## [GIVEN TASK]
Copy out the listing that follows, exact in every word, and skip the images.
* * *
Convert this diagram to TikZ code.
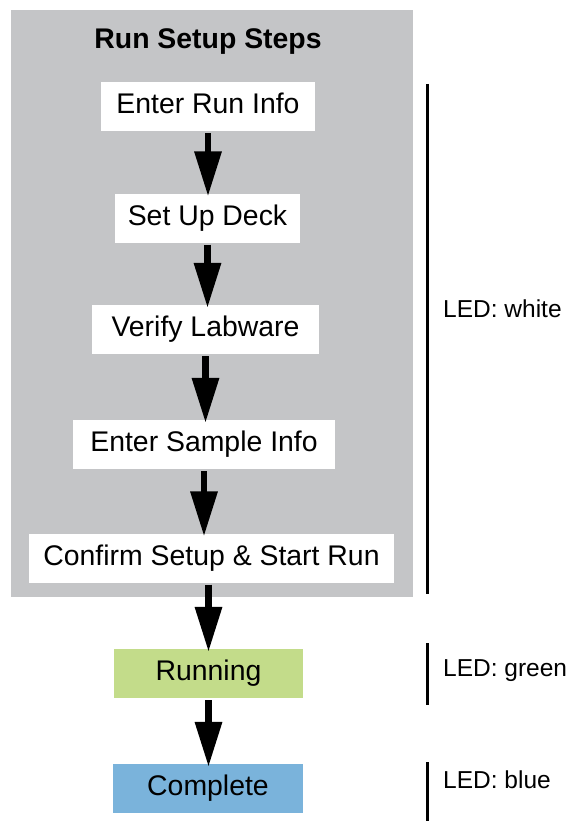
\documentclass[tikz,border=0pt]{standalone}
\usepackage{fontspec}
\setmainfont{Liberation Sans}
\usepackage{tikz}
\usetikzlibrary{arrows.meta}
\definecolor{panelgray}{RGB}{196,197,199}
\definecolor{rungreen}{RGB}{195,220,138}
\definecolor{doneblue}{RGB}{122,179,219}
\newcommand{\boxfont}{\fontsize{28.4}{34}\selectfont}
\newcommand{\ledfont}{\fontsize{24.5}{29}\selectfont}

\begin{document}
\begin{tikzpicture}[x=1pt, y=-1pt,
  stepbox/.style={fill=white, font=\boxfont, minimum height=49pt,
    inner sep=0pt, text height=21pt, text depth=7pt},
  flow/.style={line width=6.5pt, -{Triangle[length=45pt, width=26pt]},
    shorten <=2pt, shorten >=-3pt},
  ledbar/.style={line width=2.7pt}]
\useasboundingbox (0,0) rectangle (567,821);
% panel round the setup steps
\fill[panelgray] (11,10) rectangle (412.5,597);
\path (208,49) node[anchor=base, font=\boxfont\bfseries] (title) {Run Setup Steps};

\path (208,106.5) node[stepbox, minimum width=214pt] (info) {Enter Run Info};
\path (207.5,218) node[stepbox, minimum width=185pt] (deck) {Set Up Deck};
\path (205.5,329.5) node[stepbox, minimum width=227pt] (labware) {Verify Labware};
\path (204,444.5) node[stepbox, minimum width=262pt] (sample) {Enter Sample Info};
\path (211.5,558) node[stepbox, minimum width=365pt] (confirm) {Confirm Setup \& Start Run};
\path (208.5,673.5) node[stepbox, fill=rungreen, minimum width=189pt] (running) {Running};
\path (208,788.5) node[stepbox, fill=doneblue, minimum width=190pt] (complete) {Complete};

\draw[flow] (info.south) -- (info.south |- deck.north);
\draw[flow] (deck.south) -- (deck.south |- labware.north);
\draw[flow] (labware.south) -- (labware.south |- sample.north);
\draw[flow] (sample.south) -- (sample.south |- confirm.north);
\draw[flow] (confirm.south -| running.north) -- (running.north);
\draw[flow] (running.south) -- (running.south |- complete.north);

% LED states
\draw[ledbar] (427.5,84) -- (427.5,594);
\draw[ledbar] (427.5,643) -- (427.5,705);
\draw[ledbar] (427.5,762) -- (427.5,821);
\path (443,317) node[anchor=base west, inner sep=0pt, font=\ledfont] (ledwhite) {LED: white};
\path (443,676) node[anchor=base west, inner sep=0pt, font=\ledfont] (ledgreen) {LED: green};
\path (443,788) node[anchor=base west, inner sep=0pt, font=\ledfont] (ledblue) {LED: blue};
\end{tikzpicture}
\end{document}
* * *
## [OUTPUT FOR THIS EXERCISE]
Convert this diagram to TikZ code.
\documentclass[tikz,border=0pt]{standalone}
\usepackage{fontspec}
\setmainfont{Liberation Sans}
\usepackage{tikz}
\usetikzlibrary{arrows.meta}
\definecolor{panelgray}{RGB}{196,197,199}
\definecolor{rungreen}{RGB}{195,220,138}
\definecolor{doneblue}{RGB}{122,179,219}
\newcommand{\boxfont}{\fontsize{28.4}{34}\selectfont}
\newcommand{\ledfont}{\fontsize{24.5}{29}\selectfont}

\begin{document}
\begin{tikzpicture}[x=1pt, y=-1pt,
  stepbox/.style={fill=white, font=\boxfont, minimum height=49pt,
    inner sep=0pt, text height=21pt, text depth=7pt},
  flow/.style={line width=6.5pt, -{Triangle[length=45pt, width=26pt]},
    shorten <=2pt, shorten >=-3pt},
  ledbar/.style={line width=2.7pt}]
\useasboundingbox (0,0) rectangle (567,821);
% panel round the setup steps
\fill[panelgray] (11,10) rectangle (412.5,597);
\path (208,49) node[anchor=base, font=\boxfont\bfseries] (title) {Run Setup Steps};

\path (208,106.5) node[stepbox, minimum width=214pt] (info) {Enter Run Info};
\path (207.5,218) node[stepbox, minimum width=185pt] (deck) {Set Up Deck};
\path (205.5,329.5) node[stepbox, minimum width=227pt] (labware) {Verify Labware};
\path (204,444.5) node[stepbox, minimum width=262pt] (sample) {Enter Sample Info};
\path (211.5,558) node[stepbox, minimum width=365pt] (confirm) {Confirm Setup \& Start Run};
\path (208.5,673.5) node[stepbox, fill=rungreen, minimum width=189pt] (running) {Running};
\path (208,788.5) node[stepbox, fill=doneblue, minimum width=190pt] (complete) {Complete};

\draw[flow] (info.south) -- (info.south |- deck.north);
\draw[flow] (deck.south) -- (deck.south |- labware.north);
\draw[flow] (labware.south) -- (labware.south |- sample.north);
\draw[flow] (sample.south) -- (sample.south |- confirm.north);
\draw[flow] (confirm.south -| running.north) -- (running.north);
\draw[flow] (running.south) -- (running.south |- complete.north);

% LED states
\draw[ledbar] (427.5,84) -- (427.5,594);
\draw[ledbar] (427.5,643) -- (427.5,705);
\draw[ledbar] (427.5,762) -- (427.5,821);
\path (443,317) node[anchor=base west, inner sep=0pt, font=\ledfont] (ledwhite) {LED: white};
\path (443,676) node[anchor=base west, inner sep=0pt, font=\ledfont] (ledgreen) {LED: green};
\path (443,788) node[anchor=base west, inner sep=0pt, font=\ledfont] (ledblue) {LED: blue};
\end{tikzpicture}
\end{document}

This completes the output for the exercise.